The KEIHIN OEM plastic choke nut prevents accidental thread damage to the $600.00 USD carburetor.
 

·
Registered
Joined
·
5,597 Posts
Can't speak for Dave, Paul, but . . . I meant: I think the HEX of the Stead Engineering is 1/2", in contrast to the Kawasaki OEM plastic cap's 12 mm dimension.

Also, the thread is TAPERED; don't know what the pitch might be, but . . . the actual diameter of the thread varies, from tip to shank. I'd think a, "12 mm od X 1.0 mm thread pitch" you mention to be constant in diameter; the choke cable connector caps have insteadtapered threads of varying diameter, IIRC.

(May show up in the image I posted above; can't look at it while I'm typing! :) )

Just took a peek--can't tell! While I recall tapered threads, that notion my be only a figment of my reckless imagination, or a function of a flawed memory. The thread diameter may be constant through the complete run.
 

·
Premium Member
Joined
·
6,822 Posts
Can't speak for Dave, Paul, but . . . I meant: I think the HEX of the Stead Engineering is 1/2", in contrast to the Kawasaki OEM plastic cap's 12 mm dimension.

Also, the thread is TAPERED; don't know what the pitch might be, but . . . the actual diameter of the thread varies, from tip to shank. I'd think a, "12 mm od X 1.0 mm thread pitch" you mention to be constant in diameter; the choke cable connector caps have insteadtapered threads of varying diameter, IIRC.

(May show up in the image I posted above; can't look at it while I'm typing! :) )
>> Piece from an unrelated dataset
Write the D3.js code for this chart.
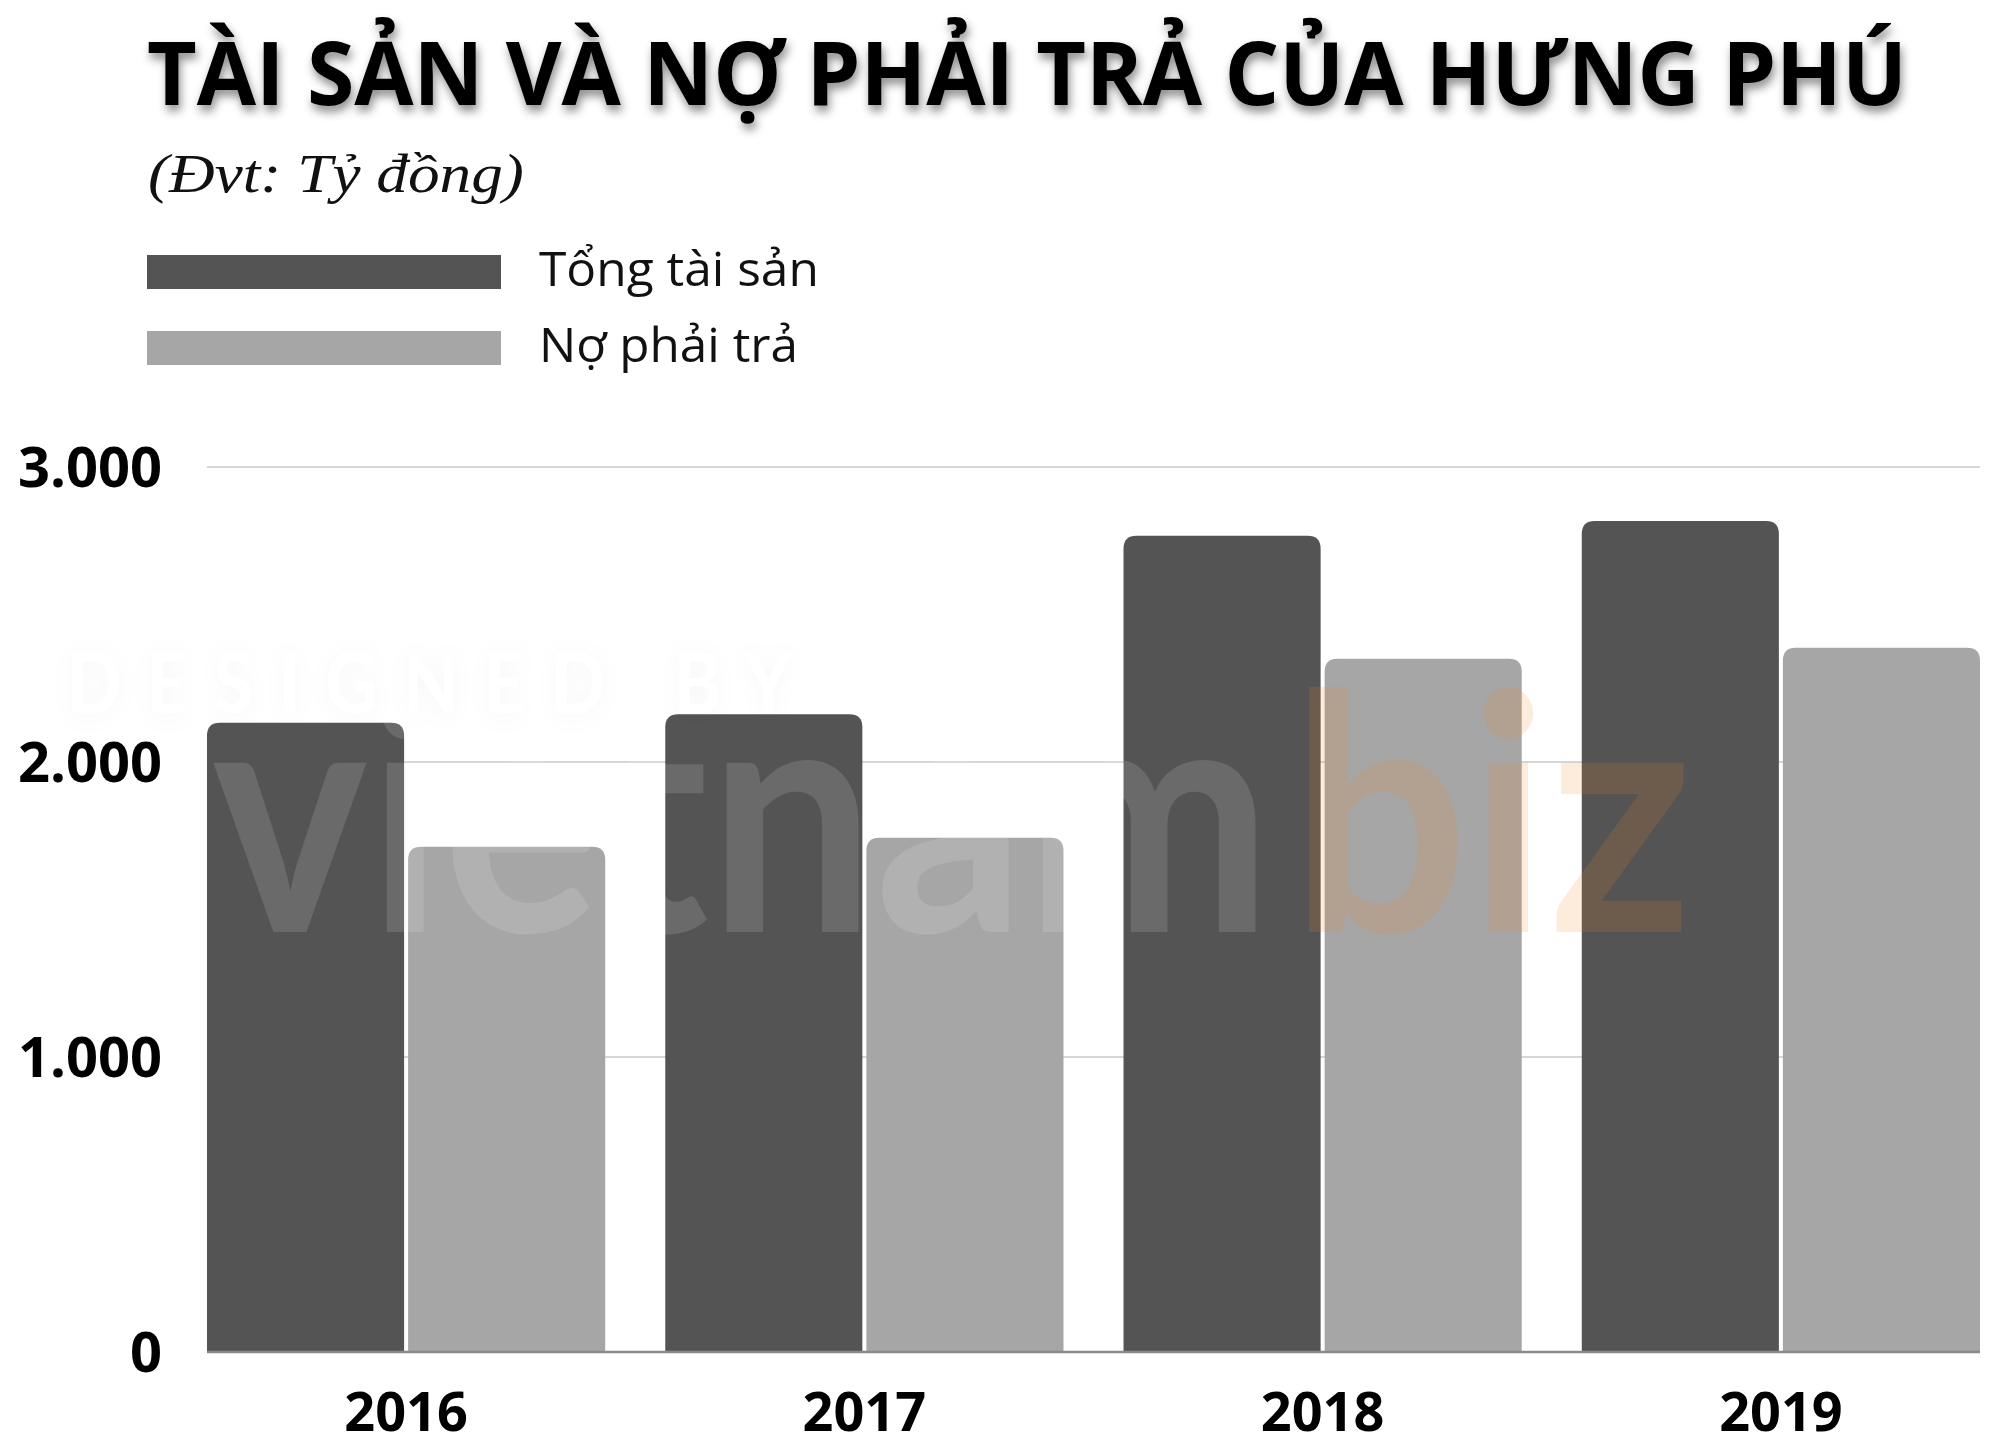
<!DOCTYPE html>
<html>
<head>
<meta charset="utf-8">
<script src="https://cdn.jsdelivr.net/npm/d3@7"></script>
<style>
  html, body { margin: 0; padding: 0; background: #ffffff; }
  svg { display: block; }
</style>
</head>
<body>
<svg id="chart" width="2000" height="1446"></svg>
<script>
// ---- Data (Đvt: Tỷ đồng) ----
const years = ["2016", "2017", "2018", "2019"];
const seriesNames = ["Tổng tài sản", "Nợ phải trả"];
const tongTaiSan = [2133, 2162, 2767, 2817];
const noPhaiTra = [1713, 1743, 2350, 2387];
const yTicks = [0, 1000, 2000, 3000];
const yTickLabels = ["0", "1.000", "2.000", "3.000"];
const titleText = "TÀI SẢN VÀ NỢ PHẢI TRẢ CỦA HƯNG PHÚ";
const subtitleText = "(Đvt: Tỷ đồng)";

const colors = ["#545454", "#a6a6a6"];
const seriesValues = [tongTaiSan, noPhaiTra];

const svg = d3.select("#chart");
const W = 2000, H = 1446;
svg.append("rect").attr("width", W).attr("height", H).attr("fill", "#ffffff");

const defs = svg.append("defs");
const f = defs.append("filter").attr("id", "tshadow")
  .attr("x", "-5%").attr("y", "-30%").attr("width", "110%").attr("height", "180%");
f.append("feDropShadow").attr("dx", 2).attr("dy", 6).attr("stdDeviation", 5)
  .attr("flood-color", "#000").attr("flood-opacity", 0.45);
const f2 = defs.append("filter").attr("id", "wshadow")
  .attr("x", "-10%").attr("y", "-30%").attr("width", "120%").attr("height", "160%");
f2.append("feDropShadow").attr("dx", 0).attr("dy", 3).attr("stdDeviation", 12)
  .attr("flood-color", "#000").attr("flood-opacity", 0.035);

const plotL = 207, plotR = 1980, plotTop = 467, plotBottom = 1352;

const y = d3.scaleLinear().domain([0, 3000]).range([plotBottom, plotTop]);
const x0 = d3.scaleBand().domain(years).range([plotL, plotR]).paddingInner(0.131).paddingOuter(0);
const x1 = d3.scaleBand().domain(seriesNames).range([0, x0.bandwidth()]).paddingInner(0.02);

// Fit a text element horizontally to a target width by scaling about its x
function fitWidth(sel, x, target) {
  const L = sel.node().getComputedTextLength();
  if (L > 0) {
    const k = target / L;
    sel.attr("transform", `translate(${x},0) scale(${k},1) translate(${-x},0)`);
  }
  return sel;
}

// Title
const title = svg.append("text")
  .attr("x", 147).attr("y", 105)
  .attr("font-family", "'Open Sans', 'Noto Sans', sans-serif")
  .attr("font-weight", 700).attr("font-size", 88)
  .attr("fill", "#000")
  .attr("filter", "url(#tshadow)")
  .text(titleText);
fitWidth(title, 147, 1760);

// Subtitle
const sub = svg.append("text")
  .attr("x", 148).attr("y", 192)
  .attr("font-family", "'Liberation Serif', 'DejaVu Serif', serif")
  .attr("font-style", "italic").attr("font-size", 54)
  .attr("fill", "#111")
  .text(subtitleText);
fitWidth(sub, 148, 376);

// Legend
const legend = svg.append("g");
const legendY = [255, 331];
const legendLen = [280, 259];
seriesNames.forEach((name, i) => {
  legend.append("rect")
    .attr("x", 147).attr("y", legendY[i])
    .attr("width", 354).attr("height", 34)
    .attr("fill", colors[i]);
  const t = legend.append("text")
    .attr("x", 539).attr("y", legendY[i] + 31)
    .attr("font-family", "'Open Sans', 'Noto Sans', sans-serif")
    .attr("font-size", 47).attr("fill", "#111")
    .text(name);
  fitWidth(t, 539, legendLen[i]);
});

// Gridlines
const grid = svg.append("g");
grid.selectAll("line.grid").data(yTicks.filter(d => d > 0)).join("line")
  .attr("class", "grid")
  .attr("x1", plotL).attr("x2", plotR)
  .attr("y1", d => y(d)).attr("y2", d => y(d))
  .attr("stroke", "#c8c8c8").attr("stroke-width", 1.5);

// Bars with rounded top corners
function topRounded(x, yTop, w, h, r) {
  r = Math.min(r, w / 2, h);
  return `M${x},${yTop + h}V${yTop + r}Q${x},${yTop} ${x + r},${yTop}H${x + w - r}Q${x + w},${yTop} ${x + w},${yTop + r}V${yTop + h}Z`;
}

const groups = svg.append("g").selectAll("g.year").data(years).join("g")
  .attr("class", "year")
  .attr("transform", d => `translate(${x0(d)},0)`);

groups.selectAll("path").data((d, i) => seriesNames.map((s, j) => ({ s, j, v: seriesValues[j][i] })))
  .join("path")
  .attr("d", d => topRounded(x1(d.s), y(d.v), x1.bandwidth(), y(0) - y(d.v), 13))
  .attr("fill", d => colors[d.j]);

// Watermark (faint)
const wm = svg.append("g").attr("pointer-events", "none");
const wm1 = wm.append("text")
  .attr("x", 67).attr("y", 713)
  .attr("font-family", "Lato, 'Open Sans', sans-serif").attr("font-weight", 700)
  .attr("font-size", 84).attr("letter-spacing", 30)
  .attr("fill", "#ffffff")
  .attr("filter", "url(#wshadow)")
  .text("DESIGNED BY");
fitWidth(wm1, 67, 750);
const wm2 = wm.append("text")
  .attr("x", 212).attr("y", 932)
  .attr("font-family", "Lato, 'Open Sans', sans-serif").attr("font-weight", 700)
  .attr("font-size", 330)
  .attr("fill", "#ffffff").attr("fill-opacity", 0.13)
  .text("vietnam");
fitWidth(wm2, 212, 1060);
const wm3 = wm.append("text")
  .attr("x", 1290).attr("y", 932)
  .attr("font-family", "Lato, 'Open Sans', sans-serif").attr("font-weight", 700)
  .attr("font-size", 330)
  .attr("fill", "#f58220").attr("fill-opacity", 0.16)
  .text("biz");
fitWidth(wm3, 1290, 403);

// Zero axis line
svg.append("line")
  .attr("x1", plotL).attr("x2", plotR)
  .attr("y1", y(0)).attr("y2", y(0))
  .attr("stroke", "#8a8a8a").attr("stroke-width", 2.5);

// Y axis labels
svg.append("g").selectAll("text").data(yTicks).join("text")
  .attr("x", 162).attr("y", d => y(d))
  .attr("dy", "0.36em")
  .attr("text-anchor", "end")
  .attr("font-family", "'Open Sans', 'Noto Sans', sans-serif")
  .attr("font-weight", 700).attr("font-size", 56).attr("fill", "#000")
  .text((d, i) => yTickLabels[i]);

// X axis labels
svg.append("g").selectAll("text").data(years).join("text")
  .attr("x", d => x0(d) + x0.bandwidth() / 2).attr("y", 1431)
  .attr("text-anchor", "middle")
  .attr("font-family", "'Open Sans', 'Noto Sans', sans-serif")
  .attr("font-weight", 700).attr("font-size", 54).attr("fill", "#000")
  .text(d => d);
</script>
</body>
</html>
Just took a peek--can't tell! While I recall tapered threads, that notion my be only a figment of my reckless imagination, or a function of a flawed memory. The thread diameter may be constant through the complete run.
yep; i was speaking of the hex/wrench required, not the threads.

Dave
Well now, isn't that just totally silly for a company to build a tiny little part for a Metric carburetor on a Metric bike which comes with a Metric tool kit which will require an SAE wrench to use!

Of course we can't hardly use the bikes own twelve mm wrench on the OEM part very well in its location anyways!
I use a 12mm 'crowfoot' on a 3/8th" extension in the shop. Don't know what I'd do on the road or trail.
Have either of you built a "Chilliwack Wrench" for either the OEM or Stead part?
 

·
Premium Member
Joined
·
3,028 Posts
Well now, isn't that just totally silly for a company to build a tiny little part for a Metric carburetor on a Metric bike which comes with a Metric tool kit which will require an SAE wrench to use!
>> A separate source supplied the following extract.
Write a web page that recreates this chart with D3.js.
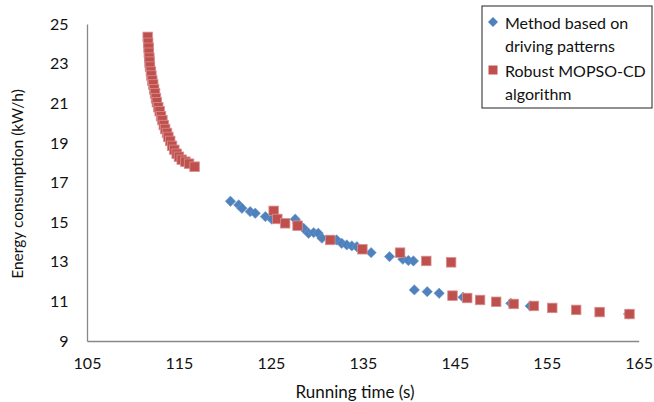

Of course we can't hardly use the bikes own twelve mm wrench on the OEM part very well in its location anyways!
I use a 12mm 'crowfoot' on a 3/8th" extension in the shop. Don't know what I'd do on the road or trail.
Have either of you built a "Chilliwack Wrench" for either the OEM or Stead part?
LOL; "Chilliwack Wrench"! .....no, I just used my bent needlenose pliers.

Cheers,
Dave
 

·
Registered
Joined
·
5,597 Posts
Have either of you built a "Chilliwack Wrench" for either the OEM or Stead part?
No Chilliwack so far (Did Normk invent/develop that tool?).

A riding partner had a "custom" 12 mm right-angled open-end wrench built; didn't work out too well. I bought a 12 mm crowfoot in anticipation of the application, but . . . not too satisfactory in practice. I have bent-nose pliers in the toolbox, in case I need 'em.

Mostly, I just struggle with conventional tools, striving for access, carb on or off the bike (easier to connect the cable BEFORE the carb is mounted in the hoses, I've found).
 

·
Registered
Joined
·
1,256 Posts
Ok. Where can I get one of those Chilliwack wrenches? Will it fit the wobble pin nut on my shimmy shaft? So far, the only thing I have found that fits that wobble pin nut is a thirteen point south Texas monkey wrench with a reamed barrel and a bent handle.

Being unwilling to carry bent needle nose pliers just for that choke fitting in my road kit, my solution to the easily broken plastic fitting on the choke cable was to replace the whole cable mechanism with the Cable-Less Choke Conversion Kit from Stead Engineering: Cable-Less Choke Conversion Kit [CCCK]

I removed the pull knob and extended the shaft about five inches with a piece of 3/16" flexible Tygon fuel line partly stiffened with a metal rod for easy access. Now I can just bend the flexible line and rotate the carburetor.